Herein is the rub: reality, and presuppositions regarding man; ability to understand reality, or epistemological caste? That’s it in a nutshell folks. It’s the exact lie first perpetrated in the garden: Hey Eve, you really can’t understand God without a mediator. You need somebody who has special insight into the spiritual, “nay, has God really said…?”And the priesthood of believers versus spiritual caste was a major battlefront in the first century church and a major theme of the apostle John’s writings.
Right out of the gates of the garden came the declaration of the kingdom of darkness: spiritual caste enforced by government, and the ownership of truth by Plato’s philosopher kings. Philosopher, and king, and the divine right of kings. All of human history was saturated with wars over orthodoxy until 1776. The vast number of wars fought throughout human history have been religious civil wars, or more accurately, wars over orthodoxy.
The divine right of kings is responsible for chaos, not kings who protect a reasonable freedom of conscience. This was the crying out of small voices in the wilderness of a European culture drenched in blood.
In ancient times, spiritual caste was expressed in mythology. To see mythology as ancient superstition shrouded in ignorance would be an incorrect assessment. Mythology is merely stories (parables) created by philosopher kings so that the unenlightened masses can understand principles of society for purposes of social justice. For Plato, that was UNITY period. Whatever “truth” unified was the proof in the pudding; unity equals truth.
Mythology is no different than orthodoxy, and the various teachings thereof: creeds; confessions, and catechisms. Of course it is “subordinate truth.” Of course there is a “higher truth,” but the rub is that the common folks can’t really understand THE Truth…capital T. Hence, you follow the orthodoxy of your choice…presumably to heaven. Pick well, the choices are vast, and the various enlightened choices are better than yours because of the reality that you have accepted: orthodoxy.
The prime example of this in our evangelical day is the Redemptive Historical hermeneutic that dominates the institutional church. It is, Bible as story. Bible as “gospel narrative.” This is absolutely NOTHING more or less than mythology itself dressed in uppity European intellectualism.
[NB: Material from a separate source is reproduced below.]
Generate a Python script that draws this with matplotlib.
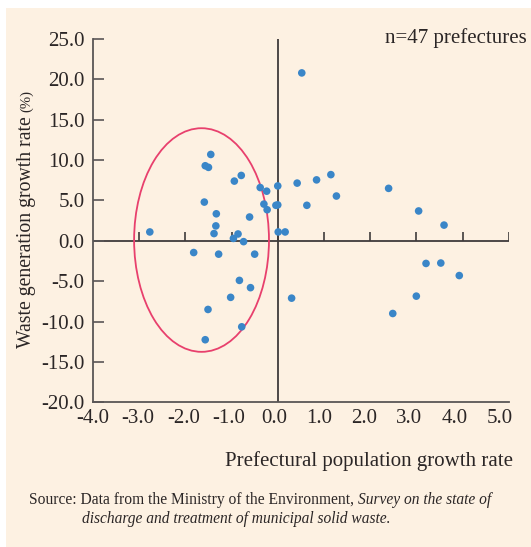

Christ promised YOU that you would find truth if you seek it. This isn’t a seeking to find the right man to follow, this is between you and God Himself. And this issue goes way, way back in time. It was a major issue with Moses, and the apostle John, and it is a major issue in our day. Therefore, I close with these words from Moses:
The secret things belong to the Lord our God, but the things that are revealed belong to us and to our children forever, that we may do all the words of this law… For this commandment that I command you today is not too hard for you, neither is it far off. It is not in heaven, that you should say, ‘Who will ascend to heaven for us and bring it to us, that we may hear it and do it?’ Neither is it beyond the sea, that you should say, ‘Who will go over the sea for us and bring it to us, that we may hear it and do it?’ But the word is very near you. It is in your mouth and in your heart, so that you can do it.